§ REQUIREMENT: Print the listing as it stands, omitting all images.
══════════
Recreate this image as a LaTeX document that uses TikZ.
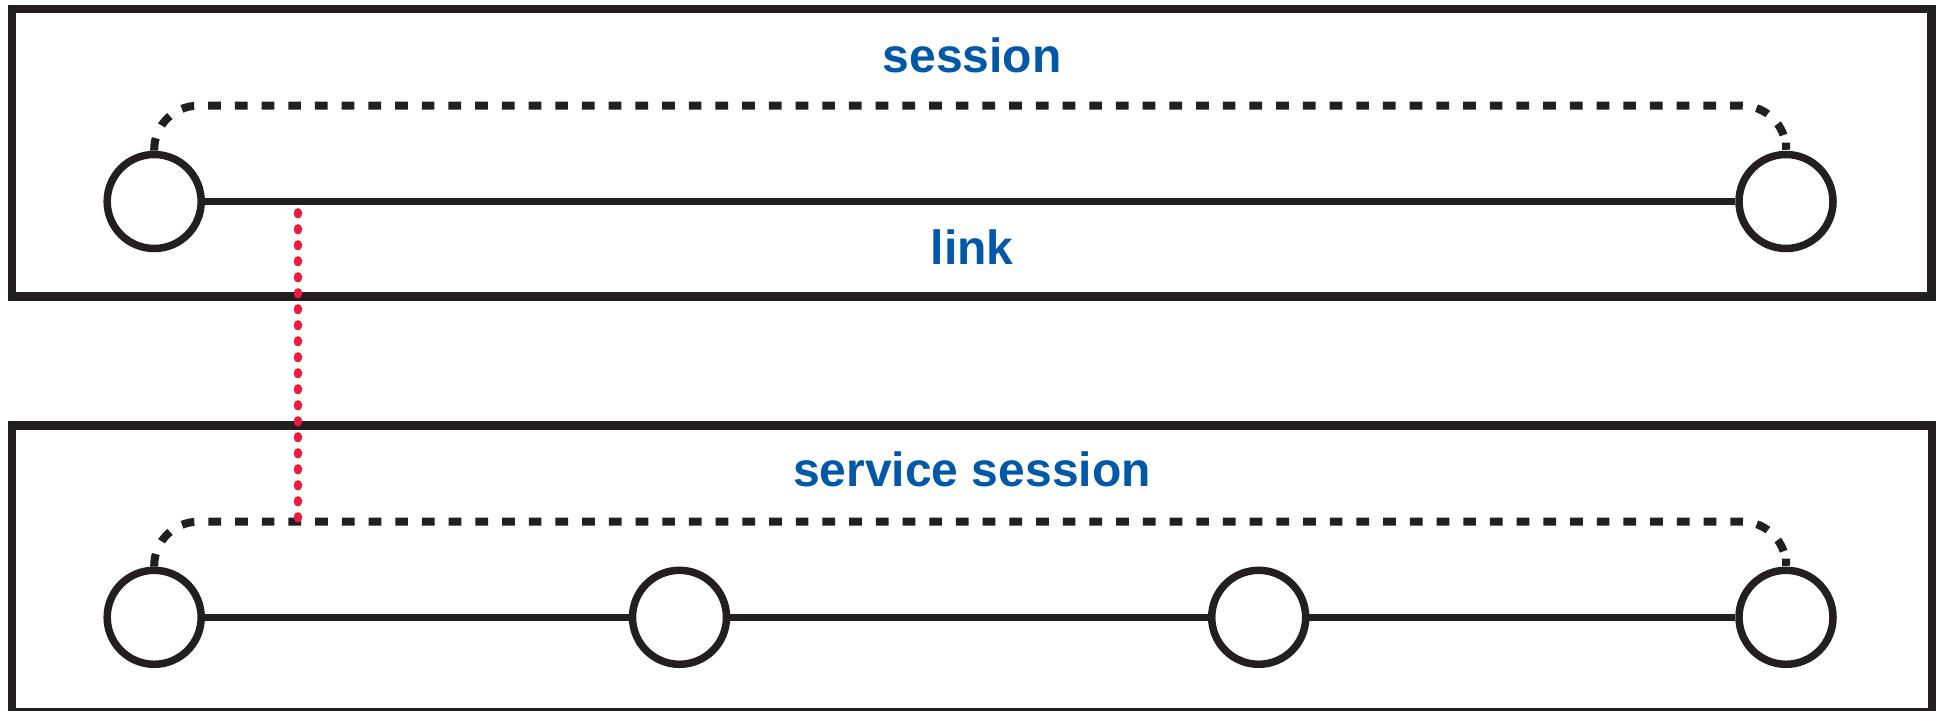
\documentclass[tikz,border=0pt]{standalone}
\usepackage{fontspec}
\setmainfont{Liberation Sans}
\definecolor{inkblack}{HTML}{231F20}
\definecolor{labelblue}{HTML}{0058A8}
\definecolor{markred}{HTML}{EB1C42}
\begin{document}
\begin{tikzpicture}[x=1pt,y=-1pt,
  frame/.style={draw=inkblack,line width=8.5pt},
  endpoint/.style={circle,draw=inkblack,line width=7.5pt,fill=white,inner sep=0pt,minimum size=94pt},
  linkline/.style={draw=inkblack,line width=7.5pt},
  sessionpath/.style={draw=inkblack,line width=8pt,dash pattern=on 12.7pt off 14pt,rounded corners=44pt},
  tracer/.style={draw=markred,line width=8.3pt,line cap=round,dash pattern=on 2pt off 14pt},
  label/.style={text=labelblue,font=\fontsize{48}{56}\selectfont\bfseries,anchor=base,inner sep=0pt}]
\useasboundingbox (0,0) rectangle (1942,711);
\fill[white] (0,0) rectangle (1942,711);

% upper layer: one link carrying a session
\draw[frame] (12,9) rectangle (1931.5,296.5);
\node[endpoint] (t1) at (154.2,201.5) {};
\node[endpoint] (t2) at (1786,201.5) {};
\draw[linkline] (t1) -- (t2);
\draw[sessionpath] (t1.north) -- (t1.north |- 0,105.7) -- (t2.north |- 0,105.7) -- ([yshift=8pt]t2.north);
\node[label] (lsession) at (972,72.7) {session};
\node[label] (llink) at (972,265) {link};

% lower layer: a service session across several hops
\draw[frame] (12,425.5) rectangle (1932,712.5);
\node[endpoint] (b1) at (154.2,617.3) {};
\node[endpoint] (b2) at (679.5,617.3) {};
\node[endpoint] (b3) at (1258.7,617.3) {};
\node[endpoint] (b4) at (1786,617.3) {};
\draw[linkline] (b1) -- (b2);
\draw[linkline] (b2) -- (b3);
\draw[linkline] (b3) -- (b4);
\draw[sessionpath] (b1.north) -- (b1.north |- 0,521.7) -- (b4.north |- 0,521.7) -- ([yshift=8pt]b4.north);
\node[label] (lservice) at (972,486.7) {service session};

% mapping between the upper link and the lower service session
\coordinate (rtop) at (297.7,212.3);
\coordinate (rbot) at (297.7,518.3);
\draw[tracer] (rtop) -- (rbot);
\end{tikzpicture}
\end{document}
══════════
§ RESULT OF THE EXERCISE:
Recreate this image as a LaTeX document that uses TikZ.
\documentclass[tikz,border=0pt]{standalone}
\usepackage{fontspec}
\setmainfont{Liberation Sans}
\definecolor{inkblack}{HTML}{231F20}
\definecolor{labelblue}{HTML}{0058A8}
\definecolor{markred}{HTML}{EB1C42}
\begin{document}
\begin{tikzpicture}[x=1pt,y=-1pt,
  frame/.style={draw=inkblack,line width=8.5pt},
  endpoint/.style={circle,draw=inkblack,line width=7.5pt,fill=white,inner sep=0pt,minimum size=94pt},
  linkline/.style={draw=inkblack,line width=7.5pt},
  sessionpath/.style={draw=inkblack,line width=8pt,dash pattern=on 12.7pt off 14pt,rounded corners=44pt},
  tracer/.style={draw=markred,line width=8.3pt,line cap=round,dash pattern=on 2pt off 14pt},
  label/.style={text=labelblue,font=\fontsize{48}{56}\selectfont\bfseries,anchor=base,inner sep=0pt}]
\useasboundingbox (0,0) rectangle (1942,711);
\fill[white] (0,0) rectangle (1942,711);

% upper layer: one link carrying a session
\draw[frame] (12,9) rectangle (1931.5,296.5);
\node[endpoint] (t1) at (154.2,201.5) {};
\node[endpoint] (t2) at (1786,201.5) {};
\draw[linkline] (t1) -- (t2);
\draw[sessionpath] (t1.north) -- (t1.north |- 0,105.7) -- (t2.north |- 0,105.7) -- ([yshift=8pt]t2.north);
\node[label] (lsession) at (972,72.7) {session};
\node[label] (llink) at (972,265) {link};

% lower layer: a service session across several hops
\draw[frame] (12,425.5) rectangle (1932,712.5);
\node[endpoint] (b1) at (154.2,617.3) {};
\node[endpoint] (b2) at (679.5,617.3) {};
\node[endpoint] (b3) at (1258.7,617.3) {};
\node[endpoint] (b4) at (1786,617.3) {};
\draw[linkline] (b1) -- (b2);
\draw[linkline] (b2) -- (b3);
\draw[linkline] (b3) -- (b4);
\draw[sessionpath] (b1.north) -- (b1.north |- 0,521.7) -- (b4.north |- 0,521.7) -- ([yshift=8pt]b4.north);
\node[label] (lservice) at (972,486.7) {service session};

% mapping between the upper link and the lower service session
\coordinate (rtop) at (297.7,212.3);
\coordinate (rbot) at (297.7,518.3);
\draw[tracer] (rtop) -- (rbot);
\end{tikzpicture}
\end{document}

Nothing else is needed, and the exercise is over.